BRIEF:
Repeat every record exactly, but keep images out of the copy.

DATASET CONTENT:
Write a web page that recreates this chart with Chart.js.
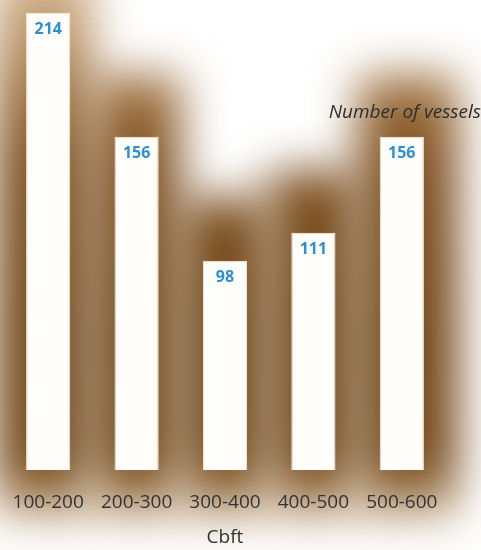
<!DOCTYPE html>
<html>
<head>
<meta charset="utf-8">
<script src="https://cdn.jsdelivr.net/npm/chart.js@4.4.1/dist/chart.umd.min.js"></script>
<style>
  html, body { margin: 0; padding: 0; background: #ffffff; }
  #wrap { width: 481px; height: 550px; position: relative; }
</style>
</head>
<body>
<div id="wrap"><canvas id="c" width="481" height="550"></canvas></div>
<script>
// Vessel counts per cubic-feet capacity band
const categories = ['100-200', '200-300', '300-400', '400-500', '500-600'];
const vesselCounts = [214, 156, 98, 111, 156];
const axisTitle = 'Cbft';
const seriesTitle = 'Number of vessels';

// Soft brown glow that rises behind each column
const glowPlugin = {
  id: 'glow',
  beforeDraw(chart) {
    const { ctx, chartArea } = chart;
    const meta = chart.getDatasetMeta(0);
    const xs = chart.scales.x;
    const step = xs.width / categories.length;
    const grad = ctx.createLinearGradient(0, 0, 0, 545);
    grad.addColorStop(0.00, 'rgb(205,172,132)');
    grad.addColorStop(0.20, 'rgb(150,105,56)');
    grad.addColorStop(0.30, 'rgb(126,81,33)');
    grad.addColorStop(0.60, 'rgb(114,72,27)');
    grad.addColorStop(0.85, 'rgb(116,74,29)');
    grad.addColorStop(0.90, 'rgb(160,122,76)');
    grad.addColorStop(0.95, 'rgb(220,205,185)');
    grad.addColorStop(1.00, 'rgb(255,255,255)');
    ctx.save();
    ctx.filter = 'blur(23px)';
    ctx.fillStyle = grad;
    meta.data.forEach((bar, i) => {
      let left = bar.x - step / 2;
      let right = bar.x + step / 2;
      if (i === 0) left -= 8;
      if (i === categories.length - 1) right += 12;
      const top = i === 0 ? -30 : bar.y - 62;
      ctx.fillRect(left, top, right - left, chartArea.bottom + 50 - top);
    });
    ctx.restore();
  },
  afterDatasetsDraw(chart) {
    const { ctx, chartArea } = chart;
    const meta = chart.getDatasetMeta(0);
    ctx.save();
    ctx.textAlign = 'center';
    ctx.textBaseline = 'middle';
    ctx.fillStyle = '#2a8fd4';
    ctx.font = 'bold 16px "Open Sans", sans-serif';
    meta.data.forEach((bar, i) => {
      ctx.fillText(String(vesselCounts[i]), bar.x, bar.y + 17);
    });
    ctx.fillStyle = '#2e2e2e';
    ctx.font = 'italic 19px "Open Sans", sans-serif';
    ctx.textAlign = 'right';
    ctx.fillText(seriesTitle, chartArea.right + 35, chartArea.top + 113);
    ctx.restore();
  }
};

new Chart(document.getElementById('c'), {
  type: 'bar',
  data: {
    labels: categories,
    datasets: [{
      data: vesselCounts,
      backgroundColor: '#fffdf9',
      borderColor: 'rgba(255,238,212,1)',
      borderWidth: 1,
      barPercentage: 0.5,
      categoryPercentage: 1.0
    }]
  },
  options: {
    responsive: false,
    animation: false,
    devicePixelRatio: 1,
    layout: { padding: { left: 4, right: 35, top: 0, bottom: 3 } },
    plugins: {
      legend: { display: false },
      tooltip: { enabled: false }
    },
    scales: {
      x: {
        grid: { display: false, drawTicks: true, tickLength: 21 },
        border: { display: false },
        ticks: {
          color: '#333333',
          font: { family: '"Open Sans", sans-serif', size: 19, lineHeight: 1 },
          padding: 2
        },
        title: {
          display: true,
          text: axisTitle,
          color: '#333333',
          font: { family: '"Open Sans", sans-serif', size: 19, lineHeight: 1 },
          padding: { top: 14, bottom: 0 }
        }
      },
      y: {
        display: false,
        min: 0,
        max: 220
      }
    }
  },
  plugins: [glowPlugin]
});
</script>
</body>
</html>
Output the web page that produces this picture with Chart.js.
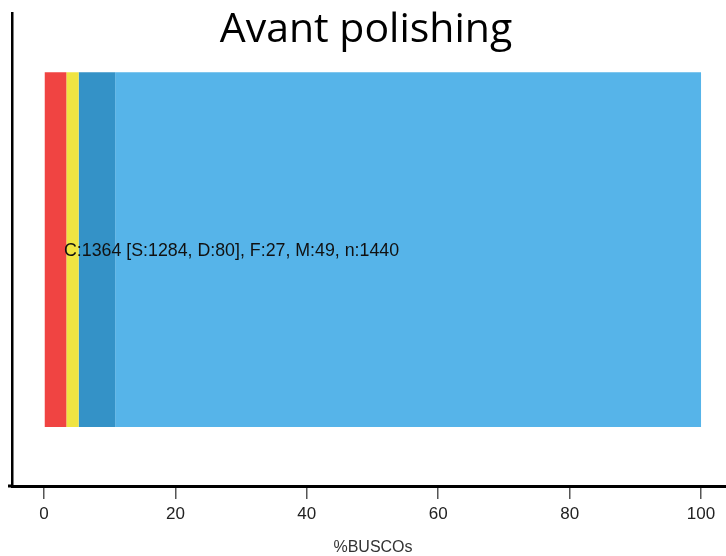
<!DOCTYPE html>
<html>
<head>
<meta charset="utf-8">
<script src="https://cdn.jsdelivr.net/npm/chart.js@4/dist/chart.umd.min.js"></script>
<style>
  html, body { margin: 0; padding: 0; background: #ffffff; }
  #wrap { width: 726px; height: 556px; position: relative; }
</style>
</head>
<body>
<div id="wrap"><canvas id="c" width="726" height="556"></canvas></div>
<script>
// BUSCO completeness summary (counts per class)
const categories = ['Avant polishing'];
const classNames = ['Missing (M)', 'Fragmented (F)', 'Complete and duplicated (D)', 'Complete and single-copy (S)'];
const countM = [49];
const countF = [27];
const countD = [80];
const countS = [1284];
const totalN = [1440];
const tickValues = [0, 20, 40, 60, 80, 100];
const axisTitle = '%BUSCOs';
const chartTitle = 'Avant polishing';

const classColors = ['#F04442', '#F0E442', '#3492C7', '#56B4E9'];
const pct = (arr) => arr.map((v, i) => v / totalN[i] * 100);

const summaryText = `C:${countS[0] + countD[0]} [S:${countS[0]}, D:${countD[0]}], F:${countF[0]}, M:${countM[0]}, n:${totalN[0]}`;

const overlayText = {
  id: 'overlayText',
  afterDraw(chart) {
    const { ctx, chartArea, scales } = chart;
    const xs = scales.x;
    ctx.save();
    // short extension of the baseline to the left of the vertical axis
    ctx.strokeStyle = '#000';
    ctx.lineWidth = 3;
    ctx.beginPath();
    ctx.moveTo(8, chartArea.bottom);
    ctx.lineTo(chartArea.left, chartArea.bottom);
    ctx.stroke();
    // summary line inside the bar
    ctx.fillStyle = '#111';
    ctx.font = '17.8px "Liberation Sans", Arial, sans-serif';
    ctx.textBaseline = 'middle';
    ctx.textAlign = 'left';
    const meta = chart.getDatasetMeta(0);
    const yMid = meta.data[0].y;
    ctx.fillText(summaryText, xs.getPixelForValue(0) + 20, yMid + 2);
    // axis title
    ctx.fillStyle = '#333';
    ctx.font = '16px "Liberation Sans", Arial, sans-serif';
    ctx.textAlign = 'center';
    ctx.fillText(axisTitle, (chartArea.left + chartArea.right) / 2 + 4, 548);
    // chart heading
    ctx.fillStyle = '#000';
    ctx.font = '41px "Open Sans", Lato, sans-serif';
    ctx.textBaseline = 'alphabetic';
    ctx.fillText(chartTitle, 366, 42);
    ctx.restore();
  }
};

const series = [countM, countF, countD, countS];
new Chart(document.getElementById('c'), {
  type: 'bar',
  data: {
    labels: categories,
    datasets: series.map((s, i) => ({
      label: classNames[i],
      data: pct(s),
      backgroundColor: classColors[i],
      borderWidth: 0,
      categoryPercentage: 1,
      barPercentage: 0.75
    }))
  },
  options: {
    indexAxis: 'y',
    responsive: false,
    animation: false,
    layout: { padding: { top: 13, left: 0, right: 0, bottom: 0 } },
    plugins: {
      legend: { display: false },
      tooltip: { enabled: false },
      title: { display: false }
    },
    scales: {
      x: {
        stacked: true,
        min: -4.87,
        max: 103.8,
        afterBuildTicks(scale) { scale.ticks = tickValues.map(v => ({ value: v })); },
        afterFit(scale) { scale.height = 70; },
        grid: { display: true, drawOnChartArea: false, drawTicks: true, tickLength: 13, color: '#555', lineWidth: 1.5 },
        border: { display: true, color: '#000', width: 3 },
        ticks: {
          color: '#222',
          padding: 5,
          maxRotation: 0,
          autoSkip: false,
          font: { family: '"Liberation Sans", Arial, sans-serif', size: 17 }
        }
      },
      y: {
        stacked: true,
        afterFit(scale) { scale.width = 12; },
        grid: { display: false, drawTicks: false },
        border: { display: true, color: '#000', width: 2.5 },
        ticks: { display: false }
      }
    }
  },
  plugins: [overlayText]
});
</script>
</body>
</html>
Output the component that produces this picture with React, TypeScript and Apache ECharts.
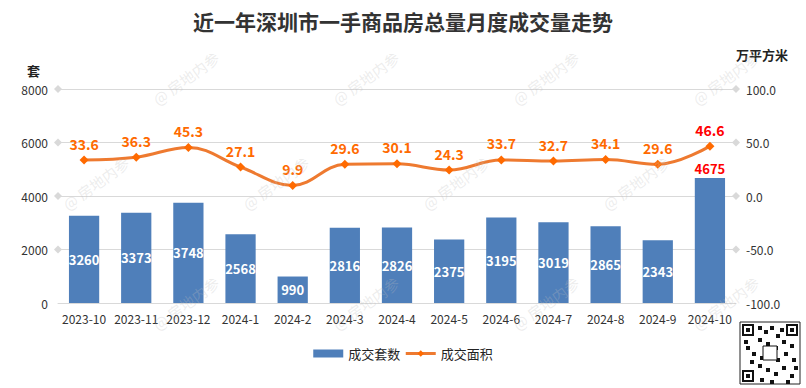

FULL SOLUTION:
Write a web page that recreates this chart with Chart.js.
<!DOCTYPE html>
<html>
<head>
<meta charset="utf-8">
<script src="https://cdn.jsdelivr.net/npm/chart.js@4.4.1/dist/chart.umd.min.js"></script>
<style>
  html, body { margin: 0; padding: 0; background: #ffffff; }
  #wrap { width: 481px; height: 550px; position: relative; }
</style>
</head>
<body>
<div id="wrap"><canvas id="c" width="481" height="550"></canvas></div>
<script>
// Vessel counts per cubic-feet capacity band
const categories = ['100-200', '200-300', '300-400', '400-500', '500-600'];
const vesselCounts = [214, 156, 98, 111, 156];
const axisTitle = 'Cbft';
const seriesTitle = 'Number of vessels';

// Soft brown glow that rises behind each column
const glowPlugin = {
  id: 'glow',
  beforeDraw(chart) {
    const { ctx, chartArea } = chart;
    const meta = chart.getDatasetMeta(0);
    const xs = chart.scales.x;
    const step = xs.width / categories.length;
    const grad = ctx.createLinearGradient(0, 0, 0, 545);
    grad.addColorStop(0.00, 'rgb(205,172,132)');
    grad.addColorStop(0.20, 'rgb(150,105,56)');
    grad.addColorStop(0.30, 'rgb(126,81,33)');
    grad.addColorStop(0.60, 'rgb(114,72,27)');
    grad.addColorStop(0.85, 'rgb(116,74,29)');
    grad.addColorStop(0.90, 'rgb(160,122,76)');
    grad.addColorStop(0.95, 'rgb(220,205,185)');
    grad.addColorStop(1.00, 'rgb(255,255,255)');
    ctx.save();
    ctx.filter = 'blur(23px)';
    ctx.fillStyle = grad;
    meta.data.forEach((bar, i) => {
      let left = bar.x - step / 2;
      let right = bar.x + step / 2;
      if (i === 0) left -= 8;
      if (i === categories.length - 1) right += 12;
      const top = i === 0 ? -30 : bar.y - 62;
      ctx.fillRect(left, top, right - left, chartArea.bottom + 50 - top);
    });
    ctx.restore();
  },
  afterDatasetsDraw(chart) {
    const { ctx, chartArea } = chart;
    const meta = chart.getDatasetMeta(0);
    ctx.save();
    ctx.textAlign = 'center';
    ctx.textBaseline = 'middle';
    ctx.fillStyle = '#2a8fd4';
    ctx.font = 'bold 16px "Open Sans", sans-serif';
    meta.data.forEach((bar, i) => {
      ctx.fillText(String(vesselCounts[i]), bar.x, bar.y + 17);
    });
    ctx.fillStyle = '#2e2e2e';
    ctx.font = 'italic 19px "Open Sans", sans-serif';
    ctx.textAlign = 'right';
    ctx.fillText(seriesTitle, chartArea.right + 35, chartArea.top + 113);
    ctx.restore();
  }
};

new Chart(document.getElementById('c'), {
  type: 'bar',
  data: {
    labels: categories,
    datasets: [{
      data: vesselCounts,
      backgroundColor: '#fffdf9',
      borderColor: 'rgba(255,238,212,1)',
      borderWidth: 1,
      barPercentage: 0.5,
      categoryPercentage: 1.0
    }]
  },
  options: {
    responsive: false,
    animation: false,
    devicePixelRatio: 1,
    layout: { padding: { left: 4, right: 35, top: 0, bottom: 3 } },
    plugins: {
      legend: { display: false },
      tooltip: { enabled: false }
    },
    scales: {
      x: {
        grid: { display: false, drawTicks: true, tickLength: 21 },
        border: { display: false },
        ticks: {
          color: '#333333',
          font: { family: '"Open Sans", sans-serif', size: 19, lineHeight: 1 },
          padding: 2
        },
        title: {
          display: true,
          text: axisTitle,
          color: '#333333',
          font: { family: '"Open Sans", sans-serif', size: 19, lineHeight: 1 },
          padding: { top: 14, bottom: 0 }
        }
      },
      y: {
        display: false,
        min: 0,
        max: 220
      }
    }
  },
  plugins: [glowPlugin]
});
</script>
</body>
</html>
Output the web page that produces this picture with Chart.js.
<!DOCTYPE html>
<html>
<head>
<meta charset="utf-8">
<script src="https://cdn.jsdelivr.net/npm/chart.js@4/dist/chart.umd.min.js"></script>
<style>
  html, body { margin: 0; padding: 0; background: #ffffff; }
  #wrap { width: 726px; height: 556px; position: relative; }
</style>
</head>
<body>
<div id="wrap"><canvas id="c" width="726" height="556"></canvas></div>
<script>
// BUSCO completeness summary (counts per class)
const categories = ['Avant polishing'];
const classNames = ['Missing (M)', 'Fragmented (F)', 'Complete and duplicated (D)', 'Complete and single-copy (S)'];
const countM = [49];
const countF = [27];
const countD = [80];
const countS = [1284];
const totalN = [1440];
const tickValues = [0, 20, 40, 60, 80, 100];
const axisTitle = '%BUSCOs';
const chartTitle = 'Avant polishing';

const classColors = ['#F04442', '#F0E442', '#3492C7', '#56B4E9'];
const pct = (arr) => arr.map((v, i) => v / totalN[i] * 100);

const summaryText = `C:${countS[0] + countD[0]} [S:${countS[0]}, D:${countD[0]}], F:${countF[0]}, M:${countM[0]}, n:${totalN[0]}`;

const overlayText = {
  id: 'overlayText',
  afterDraw(chart) {
    const { ctx, chartArea, scales } = chart;
    const xs = scales.x;
    ctx.save();
    // short extension of the baseline to the left of the vertical axis
    ctx.strokeStyle = '#000';
    ctx.lineWidth = 3;
    ctx.beginPath();
    ctx.moveTo(8, chartArea.bottom);
    ctx.lineTo(chartArea.left, chartArea.bottom);
    ctx.stroke();
    // summary line inside the bar
    ctx.fillStyle = '#111';
    ctx.font = '17.8px "Liberation Sans", Arial, sans-serif';
    ctx.textBaseline = 'middle';
    ctx.textAlign = 'left';
    const meta = chart.getDatasetMeta(0);
    const yMid = meta.data[0].y;
    ctx.fillText(summaryText, xs.getPixelForValue(0) + 20, yMid + 2);
    // axis title
    ctx.fillStyle = '#333';
    ctx.font = '16px "Liberation Sans", Arial, sans-serif';
    ctx.textAlign = 'center';
    ctx.fillText(axisTitle, (chartArea.left + chartArea.right) / 2 + 4, 548);
    // chart heading
    ctx.fillStyle = '#000';
    ctx.font = '41px "Open Sans", Lato, sans-serif';
    ctx.textBaseline = 'alphabetic';
    ctx.fillText(chartTitle, 366, 42);
    ctx.restore();
  }
};

const series = [countM, countF, countD, countS];
new Chart(document.getElementById('c'), {
  type: 'bar',
  data: {
    labels: categories,
    datasets: series.map((s, i) => ({
      label: classNames[i],
      data: pct(s),
      backgroundColor: classColors[i],
      borderWidth: 0,
      categoryPercentage: 1,
      barPercentage: 0.75
    }))
  },
  options: {
    indexAxis: 'y',
    responsive: false,
    animation: false,
    layout: { padding: { top: 13, left: 0, right: 0, bottom: 0 } },
    plugins: {
      legend: { display: false },
      tooltip: { enabled: false },
      title: { display: false }
    },
    scales: {
      x: {
        stacked: true,
        min: -4.87,
        max: 103.8,
        afterBuildTicks(scale) { scale.ticks = tickValues.map(v => ({ value: v })); },
        afterFit(scale) { scale.height = 70; },
        grid: { display: true, drawOnChartArea: false, drawTicks: true, tickLength: 13, color: '#555', lineWidth: 1.5 },
        border: { display: true, color: '#000', width: 3 },
        ticks: {
          color: '#222',
          padding: 5,
          maxRotation: 0,
          autoSkip: false,
          font: { family: '"Liberation Sans", Arial, sans-serif', size: 17 }
        }
      },
      y: {
        stacked: true,
        afterFit(scale) { scale.width = 12; },
        grid: { display: false, drawTicks: false },
        border: { display: true, color: '#000', width: 2.5 },
        ticks: { display: false }
      }
    }
  },
  plugins: [overlayText]
});
</script>
</body>
</html>
Output the component that produces this picture with React, TypeScript and Apache ECharts.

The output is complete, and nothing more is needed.